#### EXERCISE TASK:
Write out the listing below exactly, and omit any images you find in it.

#### DATA SEGMENT:
┌────────
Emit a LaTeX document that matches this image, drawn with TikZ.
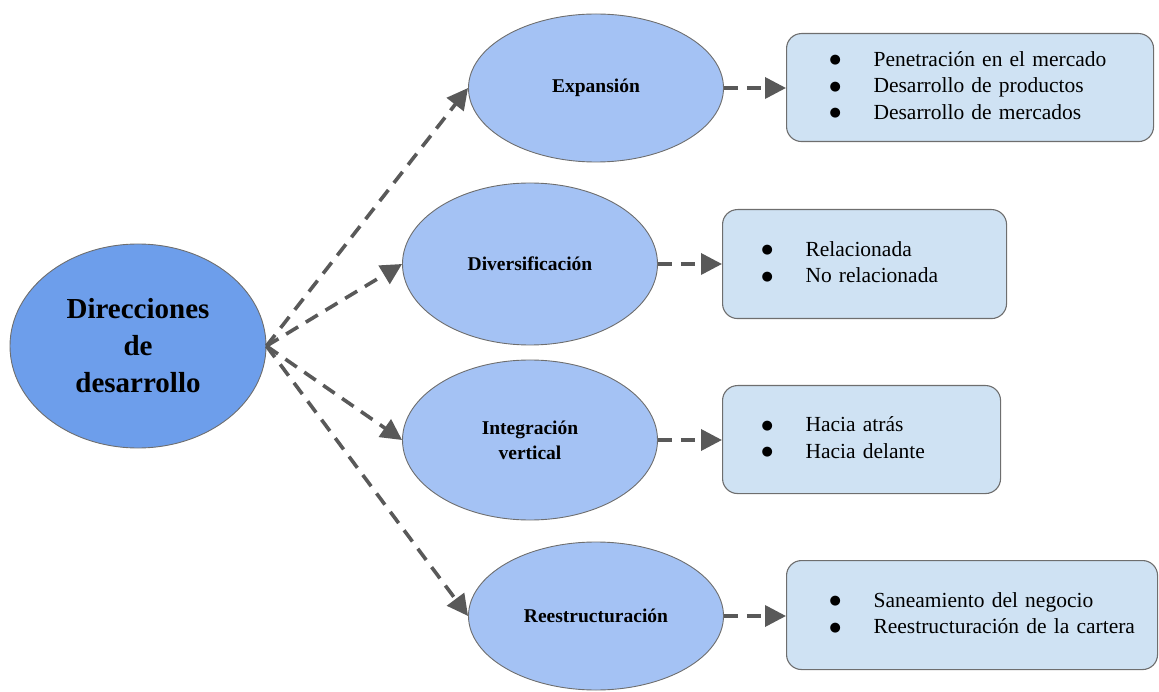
\documentclass[tikz,border=0pt]{standalone}
\usepackage{fontspec}
\setmainfont{Liberation Serif}
\newfontfamily\symbolfont{DejaVu Sans}
\usetikzlibrary{shapes.geometric,arrows.meta}
\definecolor{rootblue}{HTML}{6D9EEB}
\definecolor{branchblue}{HTML}{A4C2F4}
\definecolor{listblue}{HTML}{CFE2F3}
\definecolor{linkgray}{HTML}{595959}
\definecolor{rimgray}{HTML}{6E6E6E}
\newcommand\bulletitem[1]{\makebox[44pt][l]{\raisebox{2.5pt}{\symbolfont\fontsize{13}{13}\selectfont ●}}#1}
\tikzset{
  rootnode/.style={ellipse, draw=rimgray, line width=0.9pt, fill=rootblue, inner sep=0pt,
    minimum width=256pt, minimum height=204pt, align=center,
    font=\fontsize{29}{37}\selectfont\bfseries},
  branch/.style={ellipse, draw=rimgray, line width=0.9pt, fill=branchblue, inner sep=0pt,
    minimum width=255pt, align=center, font=\fontsize{19.5}{25}\selectfont\bfseries},
  listbox/.style={rectangle, rounded corners=15pt, draw=rimgray, line width=1.1pt, fill=listblue,
    inner xsep=0pt, inner ysep=0pt, anchor=north west, align=left,
    font=\fontsize{21.5}{26.5}\selectfont},
  link/.style={draw=linkgray, line width=3.6pt, dash pattern=on 14pt off 9pt,
    -{Triangle[length=21pt,width=21pt]}},
}
\begin{document}
\begin{tikzpicture}[x=1pt,y=-1pt]
  \useasboundingbox (0,0) rectangle (1159,692);

  % central idea
  \node[rootnode] (root) at (138,346) {Direcciones\\de\\desarrollo};

  % four strategic directions
  \node[branch, minimum height=148pt] (exp) at (596,88) {Expansión};
  \node[branch, minimum height=162pt] (div) at (530,264) {Diversificación};
  \node[branch, minimum height=160pt] (int) at (530,440) {Integración\\vertical};
  \node[branch, minimum height=148pt] (res) at (596,616) {Reestructuración};

  % option lists
  \node[listbox, minimum width=367pt, minimum height=108pt, text width=367pt] (lexp) at (786,33)
    {\hspace*{43pt}\begin{tabular}{@{}l@{}}\bulletitem{Penetración en el mercado}\\\bulletitem{Desarrollo de productos}\\\bulletitem{Desarrollo de mercados}\end{tabular}};
  \node[listbox, minimum width=284pt, minimum height=109pt, text width=284pt] (ldiv) at (722,209)
    {\hspace*{39pt}\begin{tabular}{@{}l@{}}\bulletitem{Relacionada}\\\bulletitem{No relacionada}\end{tabular}};
  \node[listbox, minimum width=278pt, minimum height=108pt, text width=278pt] (lint) at (722,385)
    {\hspace*{39pt}\begin{tabular}{@{}l@{}}\bulletitem{Hacia atrás}\\\bulletitem{Hacia delante}\end{tabular}};
  \node[listbox, minimum width=371pt, minimum height=109pt, text width=371pt] (lres) at (786,560)
    {\hspace*{43pt}\begin{tabular}{@{}l@{}}\bulletitem{Saneamiento del negocio}\\\bulletitem{Reestructuración de la cartera}\end{tabular}};

  % connectors from the centre
  \draw[link] (root.east) -- (exp.west);
  \draw[link] (root.east) -- (div.west);
  \draw[link] (root.east) -- (int.west);
  \draw[link] (root.east) -- (res.west);

  % connectors to the lists
  \draw[link] (exp.east) -- (exp.east -| lexp.west);
  \draw[link] (div.east) -- (div.east -| ldiv.west);
  \draw[link] (int.east) -- (int.east -| lint.west);
  \draw[link] (res.east) -- (res.east -| lres.west);
\end{tikzpicture}
\end{document}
└────────
#### RESULT FOR THIS TASK:
Emit a LaTeX document that matches this image, drawn with TikZ.
\documentclass[tikz,border=0pt]{standalone}
\usepackage{fontspec}
\setmainfont{Liberation Serif}
\newfontfamily\symbolfont{DejaVu Sans}
\usetikzlibrary{shapes.geometric,arrows.meta}
\definecolor{rootblue}{HTML}{6D9EEB}
\definecolor{branchblue}{HTML}{A4C2F4}
\definecolor{listblue}{HTML}{CFE2F3}
\definecolor{linkgray}{HTML}{595959}
\definecolor{rimgray}{HTML}{6E6E6E}
\newcommand\bulletitem[1]{\makebox[44pt][l]{\raisebox{2.5pt}{\symbolfont\fontsize{13}{13}\selectfont ●}}#1}
\tikzset{
  rootnode/.style={ellipse, draw=rimgray, line width=0.9pt, fill=rootblue, inner sep=0pt,
    minimum width=256pt, minimum height=204pt, align=center,
    font=\fontsize{29}{37}\selectfont\bfseries},
  branch/.style={ellipse, draw=rimgray, line width=0.9pt, fill=branchblue, inner sep=0pt,
    minimum width=255pt, align=center, font=\fontsize{19.5}{25}\selectfont\bfseries},
  listbox/.style={rectangle, rounded corners=15pt, draw=rimgray, line width=1.1pt, fill=listblue,
    inner xsep=0pt, inner ysep=0pt, anchor=north west, align=left,
    font=\fontsize{21.5}{26.5}\selectfont},
  link/.style={draw=linkgray, line width=3.6pt, dash pattern=on 14pt off 9pt,
    -{Triangle[length=21pt,width=21pt]}},
}
\begin{document}
\begin{tikzpicture}[x=1pt,y=-1pt]
  \useasboundingbox (0,0) rectangle (1159,692);

  % central idea
  \node[rootnode] (root) at (138,346) {Direcciones\\de\\desarrollo};

  % four strategic directions
  \node[branch, minimum height=148pt] (exp) at (596,88) {Expansión};
  \node[branch, minimum height=162pt] (div) at (530,264) {Diversificación};
  \node[branch, minimum height=160pt] (int) at (530,440) {Integración\\vertical};
  \node[branch, minimum height=148pt] (res) at (596,616) {Reestructuración};

  % option lists
  \node[listbox, minimum width=367pt, minimum height=108pt, text width=367pt] (lexp) at (786,33)
    {\hspace*{43pt}\begin{tabular}{@{}l@{}}\bulletitem{Penetración en el mercado}\\\bulletitem{Desarrollo de productos}\\\bulletitem{Desarrollo de mercados}\end{tabular}};
  \node[listbox, minimum width=284pt, minimum height=109pt, text width=284pt] (ldiv) at (722,209)
    {\hspace*{39pt}\begin{tabular}{@{}l@{}}\bulletitem{Relacionada}\\\bulletitem{No relacionada}\end{tabular}};
  \node[listbox, minimum width=278pt, minimum height=108pt, text width=278pt] (lint) at (722,385)
    {\hspace*{39pt}\begin{tabular}{@{}l@{}}\bulletitem{Hacia atrás}\\\bulletitem{Hacia delante}\end{tabular}};
  \node[listbox, minimum width=371pt, minimum height=109pt, text width=371pt] (lres) at (786,560)
    {\hspace*{43pt}\begin{tabular}{@{}l@{}}\bulletitem{Saneamiento del negocio}\\\bulletitem{Reestructuración de la cartera}\end{tabular}};

  % connectors from the centre
  \draw[link] (root.east) -- (exp.west);
  \draw[link] (root.east) -- (div.west);
  \draw[link] (root.east) -- (int.west);
  \draw[link] (root.east) -- (res.west);

  % connectors to the lists
  \draw[link] (exp.east) -- (exp.east -| lexp.west);
  \draw[link] (div.east) -- (div.east -| ldiv.west);
  \draw[link] (int.east) -- (int.east -| lint.west);
  \draw[link] (res.east) -- (res.east -| lres.west);
\end{tikzpicture}
\end{document}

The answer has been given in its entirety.